Source code of charts
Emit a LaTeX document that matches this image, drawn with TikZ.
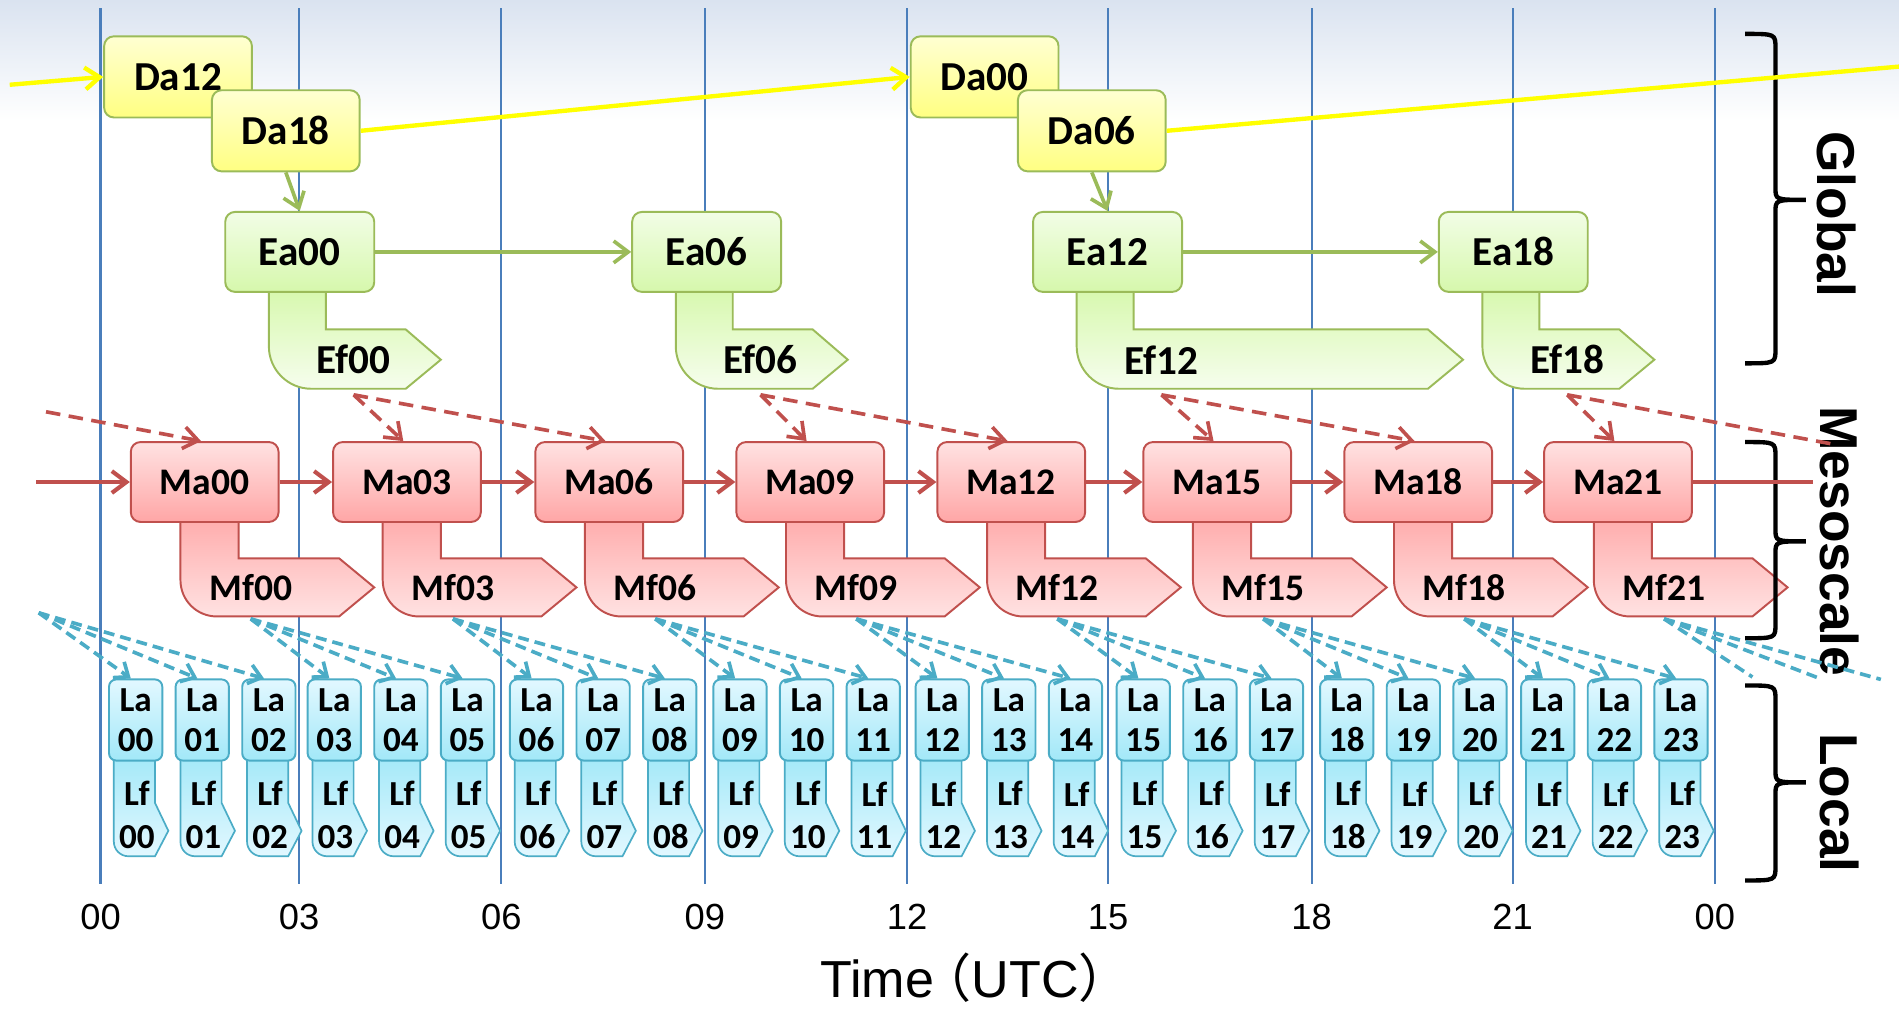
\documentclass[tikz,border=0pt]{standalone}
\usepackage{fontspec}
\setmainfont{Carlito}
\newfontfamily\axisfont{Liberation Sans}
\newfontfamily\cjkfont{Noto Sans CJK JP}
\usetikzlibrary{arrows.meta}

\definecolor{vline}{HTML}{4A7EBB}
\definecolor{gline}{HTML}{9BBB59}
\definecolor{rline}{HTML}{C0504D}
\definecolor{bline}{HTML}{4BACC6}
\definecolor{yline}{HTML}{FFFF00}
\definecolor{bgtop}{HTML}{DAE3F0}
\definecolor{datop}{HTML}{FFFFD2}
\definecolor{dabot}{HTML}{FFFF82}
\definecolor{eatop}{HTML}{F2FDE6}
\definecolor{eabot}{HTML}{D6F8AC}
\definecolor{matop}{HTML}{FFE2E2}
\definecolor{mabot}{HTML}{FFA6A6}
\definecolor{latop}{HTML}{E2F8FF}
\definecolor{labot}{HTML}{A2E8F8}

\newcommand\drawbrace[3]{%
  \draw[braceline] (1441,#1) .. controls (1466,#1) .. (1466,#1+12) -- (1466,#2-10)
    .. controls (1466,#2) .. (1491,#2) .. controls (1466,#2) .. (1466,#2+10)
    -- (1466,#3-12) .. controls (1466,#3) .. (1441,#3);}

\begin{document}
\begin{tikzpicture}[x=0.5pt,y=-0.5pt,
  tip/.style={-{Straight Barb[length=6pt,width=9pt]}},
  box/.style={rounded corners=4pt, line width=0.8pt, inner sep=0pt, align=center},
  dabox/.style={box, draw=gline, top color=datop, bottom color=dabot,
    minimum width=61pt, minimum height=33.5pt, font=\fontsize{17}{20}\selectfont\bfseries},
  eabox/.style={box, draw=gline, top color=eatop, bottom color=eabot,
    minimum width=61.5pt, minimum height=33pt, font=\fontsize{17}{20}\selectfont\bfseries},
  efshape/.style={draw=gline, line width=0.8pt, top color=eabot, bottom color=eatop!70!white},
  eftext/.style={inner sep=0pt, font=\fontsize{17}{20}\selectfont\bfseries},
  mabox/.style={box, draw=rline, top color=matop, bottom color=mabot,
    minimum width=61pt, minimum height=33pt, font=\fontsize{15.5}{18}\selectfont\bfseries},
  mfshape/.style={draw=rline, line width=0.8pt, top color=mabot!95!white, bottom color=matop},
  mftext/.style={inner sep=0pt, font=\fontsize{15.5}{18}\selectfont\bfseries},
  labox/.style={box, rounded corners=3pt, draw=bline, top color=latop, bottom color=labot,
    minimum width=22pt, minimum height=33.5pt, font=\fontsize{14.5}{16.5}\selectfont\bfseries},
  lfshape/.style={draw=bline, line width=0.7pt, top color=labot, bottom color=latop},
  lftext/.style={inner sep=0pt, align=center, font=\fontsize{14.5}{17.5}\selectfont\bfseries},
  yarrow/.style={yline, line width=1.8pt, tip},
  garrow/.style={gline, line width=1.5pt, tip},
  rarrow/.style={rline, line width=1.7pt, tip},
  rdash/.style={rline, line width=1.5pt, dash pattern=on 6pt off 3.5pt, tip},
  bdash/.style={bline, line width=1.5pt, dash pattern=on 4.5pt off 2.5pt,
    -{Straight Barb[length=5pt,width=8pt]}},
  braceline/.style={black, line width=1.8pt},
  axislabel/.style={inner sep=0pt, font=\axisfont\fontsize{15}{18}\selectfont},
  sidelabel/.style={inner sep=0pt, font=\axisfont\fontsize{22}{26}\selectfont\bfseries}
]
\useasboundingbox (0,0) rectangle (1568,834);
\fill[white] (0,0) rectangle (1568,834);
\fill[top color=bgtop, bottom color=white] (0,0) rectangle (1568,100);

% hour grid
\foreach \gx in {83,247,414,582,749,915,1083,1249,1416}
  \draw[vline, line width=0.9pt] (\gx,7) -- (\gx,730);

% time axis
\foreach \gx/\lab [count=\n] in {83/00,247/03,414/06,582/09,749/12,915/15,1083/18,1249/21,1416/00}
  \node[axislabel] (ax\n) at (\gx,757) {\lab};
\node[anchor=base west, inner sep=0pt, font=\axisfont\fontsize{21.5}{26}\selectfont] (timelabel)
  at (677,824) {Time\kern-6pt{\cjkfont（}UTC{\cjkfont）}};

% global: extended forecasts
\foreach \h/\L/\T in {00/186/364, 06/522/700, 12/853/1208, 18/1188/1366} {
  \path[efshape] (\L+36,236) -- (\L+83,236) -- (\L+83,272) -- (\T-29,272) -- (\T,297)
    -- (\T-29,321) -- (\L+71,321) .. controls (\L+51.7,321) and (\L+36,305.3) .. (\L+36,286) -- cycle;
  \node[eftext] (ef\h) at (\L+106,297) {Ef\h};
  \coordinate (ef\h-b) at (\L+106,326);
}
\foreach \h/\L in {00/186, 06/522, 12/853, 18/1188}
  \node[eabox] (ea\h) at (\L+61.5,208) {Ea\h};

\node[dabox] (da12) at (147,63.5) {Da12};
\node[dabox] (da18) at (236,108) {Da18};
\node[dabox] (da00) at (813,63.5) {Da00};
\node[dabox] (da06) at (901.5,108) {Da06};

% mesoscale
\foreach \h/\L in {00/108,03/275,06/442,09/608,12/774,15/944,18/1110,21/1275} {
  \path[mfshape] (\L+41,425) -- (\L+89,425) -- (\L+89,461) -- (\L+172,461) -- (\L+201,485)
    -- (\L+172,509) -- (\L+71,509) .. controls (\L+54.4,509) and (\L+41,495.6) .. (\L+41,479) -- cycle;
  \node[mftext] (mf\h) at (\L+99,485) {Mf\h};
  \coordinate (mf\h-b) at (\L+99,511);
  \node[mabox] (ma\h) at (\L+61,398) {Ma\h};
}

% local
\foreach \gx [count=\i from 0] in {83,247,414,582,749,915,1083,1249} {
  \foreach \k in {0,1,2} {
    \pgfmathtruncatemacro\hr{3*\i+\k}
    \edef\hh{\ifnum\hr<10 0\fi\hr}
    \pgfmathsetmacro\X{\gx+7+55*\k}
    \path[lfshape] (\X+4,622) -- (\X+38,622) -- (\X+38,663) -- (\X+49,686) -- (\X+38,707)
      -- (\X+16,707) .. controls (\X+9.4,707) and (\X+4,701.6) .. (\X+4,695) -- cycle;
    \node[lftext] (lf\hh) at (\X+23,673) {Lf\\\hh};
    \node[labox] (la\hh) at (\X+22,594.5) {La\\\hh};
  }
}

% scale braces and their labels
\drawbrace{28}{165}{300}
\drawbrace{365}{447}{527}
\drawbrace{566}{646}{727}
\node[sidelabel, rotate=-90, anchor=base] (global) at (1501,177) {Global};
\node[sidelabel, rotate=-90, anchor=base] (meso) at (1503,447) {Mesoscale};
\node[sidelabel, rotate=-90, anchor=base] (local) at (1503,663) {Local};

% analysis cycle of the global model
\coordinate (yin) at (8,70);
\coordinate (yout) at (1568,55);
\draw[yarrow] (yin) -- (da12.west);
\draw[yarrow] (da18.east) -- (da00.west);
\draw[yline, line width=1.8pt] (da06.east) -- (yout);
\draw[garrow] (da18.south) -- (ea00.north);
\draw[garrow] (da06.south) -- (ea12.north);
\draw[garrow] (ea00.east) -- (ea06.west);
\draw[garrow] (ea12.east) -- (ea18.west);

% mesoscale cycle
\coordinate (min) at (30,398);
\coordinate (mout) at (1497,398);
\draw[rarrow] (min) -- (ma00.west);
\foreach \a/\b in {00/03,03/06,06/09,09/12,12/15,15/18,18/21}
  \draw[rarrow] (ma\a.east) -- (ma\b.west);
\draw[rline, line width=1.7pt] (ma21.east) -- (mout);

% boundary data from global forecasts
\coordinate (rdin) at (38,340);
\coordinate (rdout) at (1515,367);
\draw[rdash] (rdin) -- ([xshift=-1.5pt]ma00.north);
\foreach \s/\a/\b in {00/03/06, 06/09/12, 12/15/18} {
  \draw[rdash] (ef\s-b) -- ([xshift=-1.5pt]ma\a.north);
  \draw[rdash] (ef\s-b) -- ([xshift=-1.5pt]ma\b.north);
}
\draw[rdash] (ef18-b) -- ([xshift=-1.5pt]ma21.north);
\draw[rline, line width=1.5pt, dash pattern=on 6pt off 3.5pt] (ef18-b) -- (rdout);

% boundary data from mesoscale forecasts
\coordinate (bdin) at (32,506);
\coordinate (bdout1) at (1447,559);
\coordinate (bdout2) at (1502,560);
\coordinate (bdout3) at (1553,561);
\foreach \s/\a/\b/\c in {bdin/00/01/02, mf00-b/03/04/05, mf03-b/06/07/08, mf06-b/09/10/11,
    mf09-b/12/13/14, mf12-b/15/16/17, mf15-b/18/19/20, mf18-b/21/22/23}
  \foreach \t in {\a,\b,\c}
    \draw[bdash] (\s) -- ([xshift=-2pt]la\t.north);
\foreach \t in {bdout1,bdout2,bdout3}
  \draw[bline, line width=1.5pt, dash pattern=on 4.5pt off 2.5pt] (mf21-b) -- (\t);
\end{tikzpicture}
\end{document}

==

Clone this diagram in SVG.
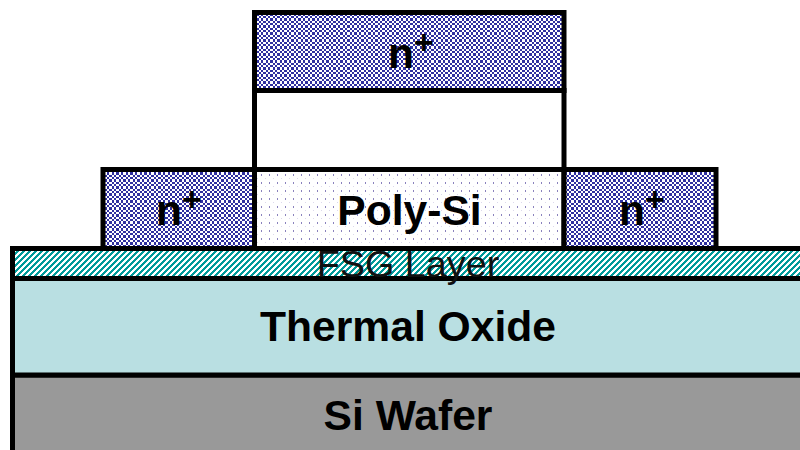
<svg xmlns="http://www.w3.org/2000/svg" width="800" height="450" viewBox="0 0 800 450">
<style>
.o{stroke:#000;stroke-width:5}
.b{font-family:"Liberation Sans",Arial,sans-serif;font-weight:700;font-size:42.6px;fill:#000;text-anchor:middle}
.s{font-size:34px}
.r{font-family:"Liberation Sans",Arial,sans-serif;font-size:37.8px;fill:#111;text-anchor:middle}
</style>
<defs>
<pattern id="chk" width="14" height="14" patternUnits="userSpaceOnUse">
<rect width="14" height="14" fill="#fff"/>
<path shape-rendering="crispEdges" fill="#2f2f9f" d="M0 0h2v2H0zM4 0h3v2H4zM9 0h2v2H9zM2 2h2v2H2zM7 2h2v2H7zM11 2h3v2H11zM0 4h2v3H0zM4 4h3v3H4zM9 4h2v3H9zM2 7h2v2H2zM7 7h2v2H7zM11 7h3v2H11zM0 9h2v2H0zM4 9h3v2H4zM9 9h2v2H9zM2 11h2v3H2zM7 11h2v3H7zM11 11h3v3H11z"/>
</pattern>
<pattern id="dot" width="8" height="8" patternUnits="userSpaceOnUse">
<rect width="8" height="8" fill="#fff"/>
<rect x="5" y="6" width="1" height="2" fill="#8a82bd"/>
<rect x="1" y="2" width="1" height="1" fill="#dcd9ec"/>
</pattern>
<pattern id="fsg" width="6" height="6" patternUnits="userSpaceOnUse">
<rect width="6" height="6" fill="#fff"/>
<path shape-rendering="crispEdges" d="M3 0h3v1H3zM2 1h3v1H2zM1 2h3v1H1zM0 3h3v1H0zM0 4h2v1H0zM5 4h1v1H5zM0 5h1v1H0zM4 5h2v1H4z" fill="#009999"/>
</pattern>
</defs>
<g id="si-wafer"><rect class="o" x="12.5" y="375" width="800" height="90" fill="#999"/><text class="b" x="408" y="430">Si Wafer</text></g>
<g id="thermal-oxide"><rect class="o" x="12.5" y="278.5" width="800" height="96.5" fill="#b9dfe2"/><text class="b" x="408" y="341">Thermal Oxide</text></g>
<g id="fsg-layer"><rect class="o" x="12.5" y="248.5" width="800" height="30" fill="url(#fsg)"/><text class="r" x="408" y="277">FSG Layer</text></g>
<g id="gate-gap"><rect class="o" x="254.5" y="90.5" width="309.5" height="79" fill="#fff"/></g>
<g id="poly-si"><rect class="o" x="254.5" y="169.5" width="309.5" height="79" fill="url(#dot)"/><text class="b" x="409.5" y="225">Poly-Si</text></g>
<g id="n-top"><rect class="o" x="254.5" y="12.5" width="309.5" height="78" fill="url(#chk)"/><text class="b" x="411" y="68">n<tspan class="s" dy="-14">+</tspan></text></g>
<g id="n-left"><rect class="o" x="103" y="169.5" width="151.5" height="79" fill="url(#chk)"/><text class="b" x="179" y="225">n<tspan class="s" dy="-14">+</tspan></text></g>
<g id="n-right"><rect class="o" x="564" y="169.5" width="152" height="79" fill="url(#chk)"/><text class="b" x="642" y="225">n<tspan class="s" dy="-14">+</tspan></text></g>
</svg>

==

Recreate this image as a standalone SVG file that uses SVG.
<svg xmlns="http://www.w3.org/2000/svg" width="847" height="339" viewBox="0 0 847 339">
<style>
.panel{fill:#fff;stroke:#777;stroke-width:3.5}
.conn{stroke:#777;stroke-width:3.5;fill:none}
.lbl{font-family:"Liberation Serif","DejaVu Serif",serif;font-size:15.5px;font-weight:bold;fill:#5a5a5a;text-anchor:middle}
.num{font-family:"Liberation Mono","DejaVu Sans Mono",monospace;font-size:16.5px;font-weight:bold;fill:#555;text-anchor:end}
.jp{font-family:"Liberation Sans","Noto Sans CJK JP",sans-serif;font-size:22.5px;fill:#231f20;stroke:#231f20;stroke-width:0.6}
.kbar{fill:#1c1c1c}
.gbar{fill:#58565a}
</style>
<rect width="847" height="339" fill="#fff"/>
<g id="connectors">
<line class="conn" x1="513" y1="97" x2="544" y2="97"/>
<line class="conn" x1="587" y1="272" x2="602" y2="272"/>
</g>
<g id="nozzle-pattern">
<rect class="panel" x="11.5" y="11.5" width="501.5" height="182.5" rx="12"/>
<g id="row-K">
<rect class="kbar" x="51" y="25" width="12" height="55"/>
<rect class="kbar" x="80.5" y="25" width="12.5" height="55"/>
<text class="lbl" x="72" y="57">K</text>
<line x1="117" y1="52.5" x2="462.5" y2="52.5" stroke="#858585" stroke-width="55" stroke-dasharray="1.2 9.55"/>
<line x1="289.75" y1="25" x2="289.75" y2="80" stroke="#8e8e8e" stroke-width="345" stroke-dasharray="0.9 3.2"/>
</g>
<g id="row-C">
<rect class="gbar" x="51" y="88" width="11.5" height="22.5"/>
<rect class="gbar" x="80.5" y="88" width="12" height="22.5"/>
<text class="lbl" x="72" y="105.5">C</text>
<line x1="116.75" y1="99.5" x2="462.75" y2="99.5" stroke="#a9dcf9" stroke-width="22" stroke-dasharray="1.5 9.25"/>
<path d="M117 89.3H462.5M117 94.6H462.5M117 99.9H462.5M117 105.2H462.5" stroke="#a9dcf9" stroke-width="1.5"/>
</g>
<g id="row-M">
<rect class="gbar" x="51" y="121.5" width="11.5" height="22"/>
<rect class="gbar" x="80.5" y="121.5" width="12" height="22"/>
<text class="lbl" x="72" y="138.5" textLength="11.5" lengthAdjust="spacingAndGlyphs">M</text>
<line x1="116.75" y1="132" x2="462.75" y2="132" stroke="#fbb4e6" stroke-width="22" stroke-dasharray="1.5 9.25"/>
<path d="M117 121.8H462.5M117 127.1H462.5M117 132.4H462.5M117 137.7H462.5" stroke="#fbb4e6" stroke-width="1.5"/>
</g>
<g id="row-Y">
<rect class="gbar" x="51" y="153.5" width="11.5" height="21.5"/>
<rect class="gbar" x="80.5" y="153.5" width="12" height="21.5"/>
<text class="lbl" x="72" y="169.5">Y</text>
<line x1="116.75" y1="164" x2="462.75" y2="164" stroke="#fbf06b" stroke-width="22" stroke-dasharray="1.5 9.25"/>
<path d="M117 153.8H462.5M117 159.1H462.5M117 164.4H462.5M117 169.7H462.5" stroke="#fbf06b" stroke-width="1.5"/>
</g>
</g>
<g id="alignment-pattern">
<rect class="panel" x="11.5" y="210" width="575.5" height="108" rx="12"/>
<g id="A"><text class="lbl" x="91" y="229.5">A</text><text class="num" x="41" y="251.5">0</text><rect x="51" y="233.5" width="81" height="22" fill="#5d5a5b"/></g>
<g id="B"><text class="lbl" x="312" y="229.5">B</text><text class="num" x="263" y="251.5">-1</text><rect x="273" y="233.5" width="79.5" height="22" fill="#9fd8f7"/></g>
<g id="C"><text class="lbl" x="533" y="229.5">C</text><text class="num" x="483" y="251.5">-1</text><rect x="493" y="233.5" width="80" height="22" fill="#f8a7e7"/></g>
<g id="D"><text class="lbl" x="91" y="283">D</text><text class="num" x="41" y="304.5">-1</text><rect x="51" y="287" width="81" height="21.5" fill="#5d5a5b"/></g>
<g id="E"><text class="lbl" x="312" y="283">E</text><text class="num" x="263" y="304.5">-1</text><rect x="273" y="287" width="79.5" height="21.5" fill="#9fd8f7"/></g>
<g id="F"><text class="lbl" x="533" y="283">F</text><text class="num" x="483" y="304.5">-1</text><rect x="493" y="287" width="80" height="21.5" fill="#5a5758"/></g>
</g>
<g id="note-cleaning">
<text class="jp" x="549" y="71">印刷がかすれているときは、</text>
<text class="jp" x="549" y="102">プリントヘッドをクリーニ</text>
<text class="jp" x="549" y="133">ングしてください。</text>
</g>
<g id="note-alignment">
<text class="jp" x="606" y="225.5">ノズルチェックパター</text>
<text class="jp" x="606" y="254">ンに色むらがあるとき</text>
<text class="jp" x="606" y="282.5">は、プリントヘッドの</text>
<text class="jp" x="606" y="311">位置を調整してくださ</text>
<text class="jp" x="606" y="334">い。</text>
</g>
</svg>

*CHALLENGE*. Without the pictures, give again exactly the lines above starting at the line containing "Emit a LaTeX" and ending at the line containing "-- (1466,#3-12) ..".

*SOLVED EXERCISE*.
Emit a LaTeX document that matches this image, drawn with TikZ.
\documentclass[tikz,border=0pt]{standalone}
\usepackage{fontspec}
\setmainfont{Carlito}
\newfontfamily\axisfont{Liberation Sans}
\newfontfamily\cjkfont{Noto Sans CJK JP}
\usetikzlibrary{arrows.meta}

\definecolor{vline}{HTML}{4A7EBB}
\definecolor{gline}{HTML}{9BBB59}
\definecolor{rline}{HTML}{C0504D}
\definecolor{bline}{HTML}{4BACC6}
\definecolor{yline}{HTML}{FFFF00}
\definecolor{bgtop}{HTML}{DAE3F0}
\definecolor{datop}{HTML}{FFFFD2}
\definecolor{dabot}{HTML}{FFFF82}
\definecolor{eatop}{HTML}{F2FDE6}
\definecolor{eabot}{HTML}{D6F8AC}
\definecolor{matop}{HTML}{FFE2E2}
\definecolor{mabot}{HTML}{FFA6A6}
\definecolor{latop}{HTML}{E2F8FF}
\definecolor{labot}{HTML}{A2E8F8}

\newcommand\drawbrace[3]{%
  \draw[braceline] (1441,#1) .. controls (1466,#1) .. (1466,#1+12) -- (1466,#2-10)
    .. controls (1466,#2) .. (1491,#2) .. controls (1466,#2) .. (1466,#2+10)
    -- (1466,#3-12) .. controls (1466,#3) .. (1441,#3);}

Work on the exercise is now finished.